Katrina, I'm so happy to hear she's back home and recovering well. The undies and t-shirts are great ideas for keeping them from licking and/or scratching. I used my nephew's toddler tees on Ricky and they were great! 

Here's wising both Mugsy and Lilly a good day, quick healing and lots of RLH's once they feel up to it.


----------



## CaseysMom (Jun 10, 2008)

I'm patiently watching Lily's progress in anticipation of Casey's surgery next month. So glad she is doing well.


----------



## mckennasedona (Feb 20, 2007)

I'm glad to hear Lilly did well. I hope all of you had a restful night.


----------



## Salsa's Mom (Mar 18, 2008)

Sending get well wishes to Lilly!!!


----------



## Lilly's mom (Aug 10, 2007)

*Well she managed to remove the bandages from her paws where she had her dew claws removed. I called and the vet said to watch her and as long as she does mess with them any more she doesn't have to have them put back on. We will see. The boys briefs were too big so I have to get onesies today because she is trying to lick her incision. Oh man if it isn't one thing it is another. She did sleep well. She drank water and went pee pee but thats it so far. I just gave her a pain pill with a bit of cheese and she ate that so perhaps she will eat this afternoon she isn't a morning eater anyway. *


----------



## mugsy & me (Feb 3, 2008)

they are stubborn eh?

sounds like she is feeling good and that's what's important.

mugsy is 12 pounds and i bought the 6 to 9 month size but i would have bought the 12 month size if i had known better. these just fit.


----------



## Lilly's mom (Aug 10, 2007)

*How long is Mugsy? The 12 month size is too short for Lilly it will just barely snap so i am goin to get the 18 or maybe 24 mth just make sure she has room to streatch out.*


----------



## mugsy & me (Feb 3, 2008)

i think he is about 14 inches long if i remember correctly. but i find it hard to measure and keep him in one place at the same time.

if he were an inch longer the onesie would'nt fit.


----------



## Miss Paige (Apr 4, 2008)

Glad to hear that Lilly is doing good. And the surgery went great. Sending hugs to her.
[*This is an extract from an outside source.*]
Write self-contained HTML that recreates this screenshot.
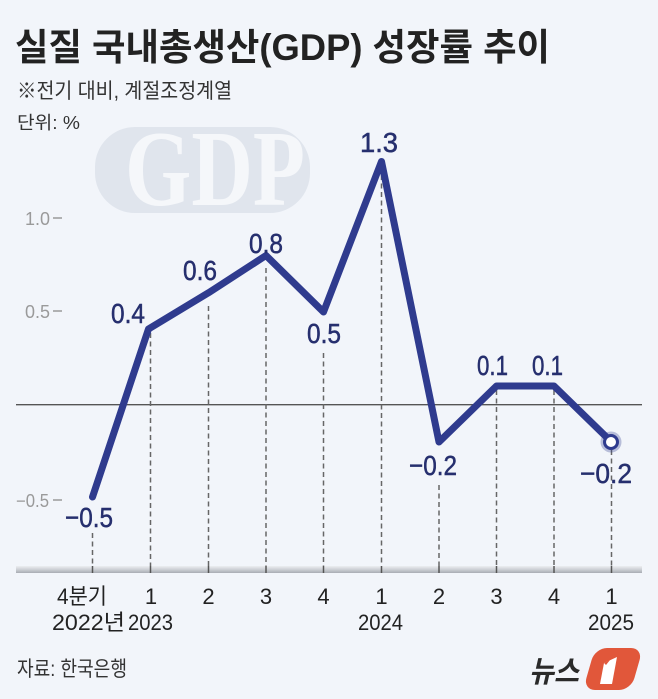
<!DOCTYPE html>
<html><head><meta charset="utf-8">
<style>
html,body{margin:0;padding:0;background:#f2f5fa;}
svg{display:block;}
</style></head>
<body>
<svg width="658" height="699" viewBox="0 0 658 699" xmlns="http://www.w3.org/2000/svg">
<defs>
<linearGradient id="bar" x1="0" y1="0" x2="0" y2="1">
<stop offset="0" stop-color="#eceef1"/>
<stop offset="0.5" stop-color="#cdd0d5"/>
<stop offset="1" stop-color="#a8acb3"/>
</linearGradient>
</defs>
<rect width="658" height="699" fill="#f2f5fa"/>

<!-- Title -->
<text x="15" y="60" font-family="'Liberation Sans','Noto Sans CJK KR',sans-serif" font-weight="bold" font-size="37" fill="#222" textLength="535" lengthAdjust="spacingAndGlyphs">실질 국내총생산(GDP) 성장률 추이</text>
<text x="17" y="98" font-family="'Liberation Sans','Noto Sans CJK KR',sans-serif" font-size="21" fill="#333" textLength="215" lengthAdjust="spacingAndGlyphs">※전기 대비, 계절조정계열</text>
<text x="17" y="129" font-family="'Liberation Sans','Noto Sans CJK KR',sans-serif" font-size="18" fill="#333" textLength="63" lengthAdjust="spacingAndGlyphs">단위: %</text>

<!-- GDP watermark -->
<rect x="95" y="127" width="215" height="86" rx="40" fill="#e0e5ed"/>
<text x="125" y="205" font-family="'Liberation Serif',serif" font-weight="bold" font-size="108" fill="#f5f7fa" textLength="180" lengthAdjust="spacingAndGlyphs">GDP</text>

<!-- Y ticks -->
<g font-family="'Liberation Sans',sans-serif" font-size="18" fill="#9a9a9a" text-anchor="end">
<text x="50" y="225" textLength="25" lengthAdjust="spacingAndGlyphs">1.0</text>
<text x="50" y="318" textLength="25" lengthAdjust="spacingAndGlyphs">0.5</text>
<text x="49" y="507" textLength="33" lengthAdjust="spacingAndGlyphs">−0.5</text>
</g>
<g stroke="#9a9a9a" stroke-width="1.5">
<line x1="53" y1="218" x2="62" y2="218"/>
<line x1="53" y1="311" x2="62" y2="311"/>
<line x1="53" y1="500" x2="62" y2="500"/>
</g>

<!-- Zero line -->
<line x1="16" y1="404.7" x2="642" y2="404.7" stroke="#555" stroke-width="1.3"/>

<!-- Dashed guide lines -->
<g stroke="#666" stroke-width="1.5" stroke-dasharray="5,3.5">
<line x1="92.5" y1="533" x2="92.5" y2="570"/>
<line x1="150.5" y1="333" x2="150.5" y2="570"/>
<line x1="208.5" y1="306" x2="208.5" y2="570"/>
<line x1="266" y1="268" x2="266" y2="570"/>
<line x1="323.5" y1="353" x2="323.5" y2="570"/>
<line x1="381.5" y1="175" x2="381.5" y2="570"/>
<line x1="439" y1="485" x2="439" y2="570"/>
<line x1="496.5" y1="390" x2="496.5" y2="570"/>
<line x1="554" y1="390" x2="554" y2="570"/>
<line x1="611.5" y1="450" x2="611.5" y2="570"/>
</g>

<!-- Axis bar -->
<rect x="16" y="566" width="626" height="7" fill="url(#bar)"/>
<g stroke="#555" stroke-width="1.5">
<line x1="92.5" y1="566" x2="92.5" y2="573"/>
<line x1="150.5" y1="566" x2="150.5" y2="573"/>
<line x1="208.5" y1="566" x2="208.5" y2="573"/>
<line x1="266" y1="566" x2="266" y2="573"/>
<line x1="323.5" y1="566" x2="323.5" y2="573"/>
<line x1="381.5" y1="566" x2="381.5" y2="573"/>
<line x1="439" y1="566" x2="439" y2="573"/>
<line x1="496.5" y1="566" x2="496.5" y2="573"/>
<line x1="554" y1="566" x2="554" y2="573"/>
<line x1="611.5" y1="566" x2="611.5" y2="573"/>
</g>

<!-- Data line -->
<polyline points="92.5,497 148.5,329 208.5,292.8 266,255.5 323.5,312 381.5,161.5 439,442 496.5,386 554,386 611.5,442" fill="none" stroke="#2f3b8e" stroke-width="7" stroke-linejoin="round" stroke-linecap="round"/>
<circle cx="611" cy="442" r="10.5" fill="#2f3b8e" fill-opacity="0.3"/>
<circle cx="611" cy="442" r="6.5" fill="#fff" stroke="#2f3b8e" stroke-width="3"/>

<!-- Data labels -->
<g font-family="'Liberation Sans',sans-serif" font-size="28" fill="#262f6e" stroke="#262f6e" stroke-width="0.5">
<text x="65" y="527" textLength="48" lengthAdjust="spacingAndGlyphs">−0.5</text>
<text x="111" y="323" textLength="34" lengthAdjust="spacingAndGlyphs">0.4</text>
<text x="183" y="280" textLength="34" lengthAdjust="spacingAndGlyphs">0.6</text>
<text x="249" y="253" textLength="34" lengthAdjust="spacingAndGlyphs">0.8</text>
<text x="307" y="343" textLength="34" lengthAdjust="spacingAndGlyphs">0.5</text>
<text x="360" y="152" textLength="38" lengthAdjust="spacingAndGlyphs">1.3</text>
<text x="409" y="475" textLength="48" lengthAdjust="spacingAndGlyphs">−0.2</text>
<text x="477" y="375" textLength="31" lengthAdjust="spacingAndGlyphs">0.1</text>
<text x="532" y="375" textLength="31" lengthAdjust="spacingAndGlyphs">0.1</text>
<text x="580" y="483" textLength="52" lengthAdjust="spacingAndGlyphs">−0.2</text>
</g>

<!-- X labels -->
<text x="57" y="604" font-family="'Liberation Sans','Noto Sans CJK KR',sans-serif" font-size="22" fill="#222" textLength="50" lengthAdjust="spacingAndGlyphs">4분기</text>
<text x="52" y="630" font-family="'Liberation Sans','Noto Sans CJK KR',sans-serif" font-size="22" fill="#222" textLength="73" lengthAdjust="spacingAndGlyphs">2022년</text>
<text x="151" y="604" font-family="'Liberation Sans',sans-serif" font-size="22" fill="#222" text-anchor="middle">1</text>
<text x="208.5" y="604" font-family="'Liberation Sans',sans-serif" font-size="22" fill="#222" text-anchor="middle">2</text>
<text x="266" y="604" font-family="'Liberation Sans',sans-serif" font-size="22" fill="#222" text-anchor="middle">3</text>
<text x="323.5" y="604" font-family="'Liberation Sans',sans-serif" font-size="22" fill="#222" text-anchor="middle">4</text>
<text x="381.5" y="604" font-family="'Liberation Sans',sans-serif" font-size="22" fill="#222" text-anchor="middle">1</text>
<text x="439" y="604" font-family="'Liberation Sans',sans-serif" font-size="22" fill="#222" text-anchor="middle">2</text>
<text x="496.5" y="604" font-family="'Liberation Sans',sans-serif" font-size="22" fill="#222" text-anchor="middle">3</text>
<text x="554" y="604" font-family="'Liberation Sans',sans-serif" font-size="22" fill="#222" text-anchor="middle">4</text>
<text x="611.5" y="604" font-family="'Liberation Sans',sans-serif" font-size="22" fill="#222" text-anchor="middle">1</text>
<text x="128" y="630" font-family="'Liberation Sans',sans-serif" font-size="22" fill="#222" textLength="45" lengthAdjust="spacingAndGlyphs">2023</text>
<text x="358" y="630" font-family="'Liberation Sans',sans-serif" font-size="22" fill="#222" textLength="45" lengthAdjust="spacingAndGlyphs">2024</text>
<text x="588" y="630" font-family="'Liberation Sans',sans-serif" font-size="22" fill="#222" textLength="46" lengthAdjust="spacingAndGlyphs">2025</text>

<!-- Source -->
<text x="17" y="676" font-family="'Liberation Sans','Noto Sans CJK KR',sans-serif" font-size="21" fill="#333" textLength="110" lengthAdjust="spacingAndGlyphs">자료: 한국은행</text>

<!-- Logo -->
<text x="529" y="682" font-family="'Liberation Sans','Noto Sans CJK KR',sans-serif" font-weight="bold" font-style="italic" font-size="30" fill="#2a2a2a" textLength="50" lengthAdjust="spacingAndGlyphs">뉴스</text>
<g transform="translate(612,669) skewX(-16)">
<rect x="-23" y="-21" width="48" height="42" rx="12" fill="#e1573a"/>
</g>
<polygon points="604,663 617,657 612,684 600,684" fill="#fff"/>
<polygon points="604,663 610,660 606,665" fill="#e1573a"/>
</svg>
</body></html>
Also how do you put the onesie on-have never tried them but they sure sound a lot better than fighting with the "Big Bad Cone" or with panties.

Pat


----------



## Thumper (Feb 18, 2007)

Hugs and kisses to Lilly! :kiss:

Gucci and Kara


----------



## Lina (Apr 26, 2007)

Hope that Lilly has a quick recovery! :hug:


----------



## Scooter's Family (May 23, 2008)

Why did Lilly have to have her dew claws removed? Haven't heard of that and don't want to be surprised if the vet mentions anything like it. Glad to hear she's doing well after surgery!!!


----------



## Missy (Nov 6, 2006)

I am late in catching up on this thread. I am happy that Lilly is doing well. can't wait to see her in her onsie. Get well soon little one.


----------



## Lilly's mom (Aug 10, 2007)

Scooter's Family said:


> Why did Lilly have to have her dew claws removed? Haven't heard of that and don't want to be surprised if the vet mentions anything like it. Glad to hear she's doing well after surgery!!!


She doesn't like haveing them trimed or filed with the dremmal. I can use the dremmal on the others but not the dew claws. When they got long they would catch on things or break and that was dangerous so since she was under I had them removed.


----------